▶ Figure scripts:
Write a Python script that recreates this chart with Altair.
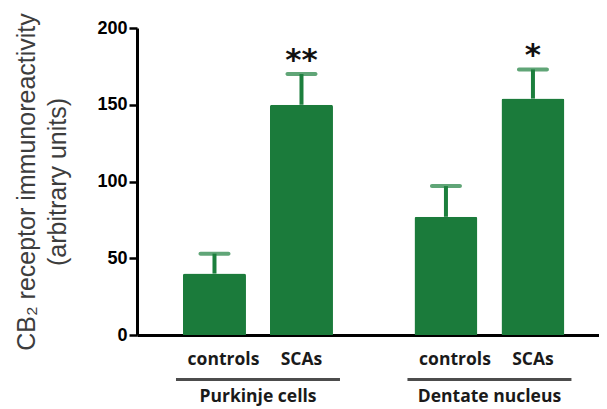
import altair as alt
import pandas as pd

groups = ["Purkinje cells", "Purkinje cells", "Dentate nucleus", "Dentate nucleus"]
conds = ["controls", "SCAs", "controls", "SCAs"]
means = [40, 150, 77, 154]
errs = [13, 20, 20, 19]
stars = ["", "**", "", "*"]

group_order = ["Purkinje cells", "Dentate nucleus"]
cond_order = ["controls", "SCAs"]
y_ticks = [0, 50, 100, 150, 200]
y_title = ["CB\u2082 receptor immunoreactivity", "(arbitrary units)"]

df = pd.DataFrame({"group": groups, "cond": conds, "mean": means, "err": errs, "star": stars})
df["upper"] = df["mean"] + df["err"]

GREEN = "#1b7b3b"
ERR = "#1c7f3d"

yscale = alt.Scale(domain=[0, 200], nice=False)
yaxis = alt.Axis(values=y_ticks, grid=False, labelFont="Liberation Sans", labelFontWeight="bold",
                 labelFontSize=18, labelColor="black", tickColor="black", tickWidth=2.5, tickSize=8,
                 domainColor="black", domainWidth=3, labelPadding=2,
                 titleFont="Liberation Sans", titleFontSize=25, titleFontWeight="normal",
                 titleColor="#3d3d3d", titlePadding=26, titleLineHeight=31)


def yf(field):
    return alt.Y(field, scale=yscale, axis=yaxis, title=y_title)


def y0():
    return alt.YDatum(0, scale=yscale, axis=yaxis, title=y_title)


x = alt.X("group:N", sort=group_order,
          scale=alt.Scale(paddingInner=0.352, paddingOuter=0.174, align=0.571),
          axis=alt.Axis(labels=False, ticks=False, title=None, domainColor="black", domainWidth=3))
xo = alt.XOffset("cond:N", sort=cond_order, scale=alt.Scale(paddingInner=0.276, paddingOuter=0))

base = alt.Chart(df)

bars = base.mark_bar(color=GREEN, cornerRadiusTopLeft=2, cornerRadiusTopRight=2).encode(x=x, xOffset=xo, y=yf("mean:Q"))
rule = base.mark_rule(color=ERR, strokeWidth=4).encode(x=x, xOffset=xo, y=yf("mean:Q"), y2="upper:Q")
cap = base.mark_tick(color=ERR, size=32, thickness=4, orient="horizontal", cornerRadius=2).encode(
    x=x, xOffset=xo, y=yf("upper:Q"))
star = base.mark_text(font="DejaVu Sans", fontWeight="bold", fontSize=31, dy=-4, baseline="alphabetic",
                      color="#111111").encode(x=x, xOffset=xo, y=yf("upper:Q"), text="star:N")

lab_font = dict(font="Open Sans", fontWeight="bold", fontSize=17.5, color="#1a1a1a", baseline="alphabetic")
lab_c = base.transform_filter(alt.datum.cond == "controls").mark_text(dy=30, dx=9, **lab_font).encode(
    x=x, xOffset=xo, y=y0(), text="cond:N")
lab_s = base.transform_filter(alt.datum.cond == "SCAs").mark_text(dy=30, **lab_font).encode(
    x=x, xOffset=xo, y=y0(), text="cond:N")
underline = base.transform_filter(alt.datum.cond == "controls").mark_tick(
    color="black", orient="horizontal", size=164, thickness=3, yOffset=44.5).encode(x=x, y=y0())
glab = base.transform_filter(alt.datum.cond == "controls").mark_text(dy=67, **lab_font).encode(
    x=x, y=y0(), text="group:N")

chart = alt.layer(bars, rule, cap, star, lab_c, lab_s, underline, glab).properties(
    width=462, height=307,
    padding={"left": 129, "top": 20, "right": 0, "bottom": 72},
    autosize=alt.AutoSizeParams(type="none"),
).configure_view(stroke=None)

chart.save("out.html", embed_options={"renderer": "svg", "actions": False})
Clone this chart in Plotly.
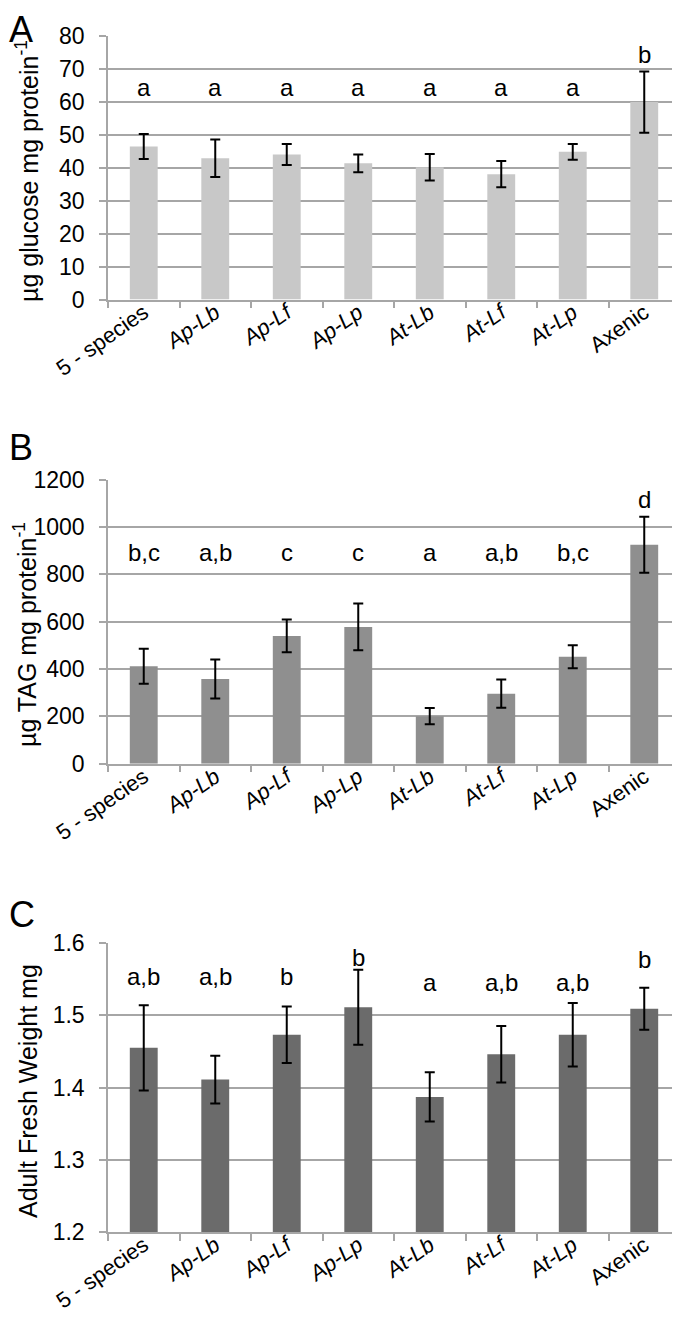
import plotly.graph_objects as go

categories = ["5 - species", "Ap-Lb", "Ap-Lf", "Ap-Lp", "At-Lb", "At-Lf", "At-Lp", "Axenic"]
tick_labels = ["5 - species", "<i>Ap-Lb</i>", "<i>Ap-Lf</i>", "<i>Ap-Lp</i>",
               "<i>At-Lb</i>", "<i>At-Lf</i>", "<i>At-Lp</i>", "Axenic"]

glucose = [46.5, 42.9, 44.1, 41.4, 40.2, 38.1, 44.9, 60.0]
glucose_err = [3.8, 5.7, 3.2, 2.7, 4.0, 4.0, 2.4, 9.3]
glucose_letters = ["a", "a", "a", "a", "a", "a", "a", "b"]

tag = [412, 358, 540, 578, 201, 296, 452, 925]
tag_err = [74, 82, 69, 99, 34, 60, 49, 118]
tag_letters = ["b,c", "a,b", "c", "c", "a", "a,b", "b,c", "d"]

weight = [1.455, 1.411, 1.473, 1.511, 1.387, 1.446, 1.473, 1.509]
weight_err = [0.059, 0.033, 0.039, 0.052, 0.034, 0.039, 0.044, 0.029]
weight_letters = ["a,b", "a,b", "b", "b", "a", "a,b", "a,b", "b"]

W, H = 680, 1318
FONT = "Liberation Sans, Arial, sans-serif"
GRID = "#a6a6a6"

panels = [
    dict(vals=glucose, err=glucose_err, letters=glucose_letters,
         letter_y=[64.5] * 7 + [74.5], color="#c8c8c8",
         top=28.3, bottom=291.5, rng=[0, 80], dtick=10, fmt="",
         title="µg glucose mg protein<sup>-1</sup>", title_x=19, title_y=163,
         tag="A", tag_top=-4),
    dict(vals=tag, err=tag_err, letters=tag_letters,
         letter_y=[891] * 7 + [1116], color="#8f8f8f",
         top=471.7, bottom=755.7, rng=[0, 1200], dtick=200, fmt="",
         title="µg TAG mg protein<sup>-1</sup>", title_x=17, title_y=627,
         tag="B", tag_top=418),
    dict(vals=weight, err=weight_err, letters=weight_letters,
         letter_y=[1.553, 1.553, 1.553, 1.580, 1.545, 1.546, 1.546, 1.577], color="#6b6b6b",
         top=935, bottom=1224, rng=[1.2, 1.6], dtick=0.1, fmt=".1f",
         title="Adult Fresh Weight mg", title_x=20, title_y=1083,
         tag="C", tag_top=885),
]

fig = go.Figure()
annotations = []
x0, x1 = 100 / W, 672 / W

for i, p in enumerate(panels):
    n = "" if i == 0 else str(i + 1)
    xa, ya = "x" + n, "y" + n
    fig.add_trace(go.Bar(
        x=categories, y=p["vals"], xaxis=xa, yaxis=ya,
        marker=dict(color=p["color"], line=dict(width=0)),
        error_y=dict(type="data", array=p["err"], visible=True,
                     color="black", thickness=2, width=5),
        showlegend=False,
    ))
    dom = [1 - p["bottom"] / H, 1 - p["top"] / H]
    fig.layout["xaxis" + n] = dict(
        domain=[x0, x1], anchor=ya, type="category",
        tickmode="array", tickvals=categories, ticktext=tick_labels,
        tickangle=-35, tickfont=dict(family=FONT, size=22, color="black"),
        ticklabelstandoff=-10,
        showline=True, linecolor=GRID, linewidth=1.5,
        ticks="outside", tickson="boundaries", ticklen=7, tickcolor=GRID, tickwidth=1.5,
        showgrid=False, automargin=False, fixedrange=True,
    )
    fig.layout["yaxis" + n] = dict(
        domain=dom, anchor=xa, range=p["rng"], dtick=p["dtick"], tick0=p["rng"][0],
        tickformat=p["fmt"], tickfont=dict(family=FONT, size=23, color="black"),
        showline=True, linecolor=GRID, linewidth=1.5,
        ticks="outside", ticklen=7, tickcolor=GRID, tickwidth=1.5,
        ticklabelstandoff=10,
        showgrid=True, gridcolor=GRID, gridwidth=1.5,
        zeroline=False, automargin=False, fixedrange=True,
    )
    for c, lt, ly in zip(categories, p["letters"], p["letter_y"]):
        annotations.append(dict(x=c, y=ly, xref=xa, yref=ya, text=lt, showarrow=False,
                                font=dict(family=FONT, size=24, color="black"),
                                xanchor="center", yanchor="middle"))
    annotations.append(dict(x=p["title_x"] / W, y=1 - p["title_y"] / H,
                            xref="paper", yref="paper", text=p["title"], textangle=-90,
                            showarrow=False, font=dict(family=FONT, size=25, color="black"),
                            xanchor="center", yanchor="middle"))
    annotations.append(dict(x=0, y=min(1.0, 1 - p["tag_top"] / H), xref="paper", yref="paper",
                            text=p["tag"], showarrow=False, borderpad=0,
                            font=dict(family=FONT, size=36, color="black"),
                            xanchor="left", yanchor="top"))

fig.update_layout(
    width=W, height=H, margin=dict(l=0, r=0, t=0, b=0),
    plot_bgcolor="white", paper_bgcolor="white",
    bargap=0.61, annotations=annotations,
)

fig.write_html("out.html")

▶ TASK: Your task is to list each line of the records with the word "this".

▶ THE OUTPUT:
Write a Python script that recreates this chart with Altair.
Clone this chart in Plotly.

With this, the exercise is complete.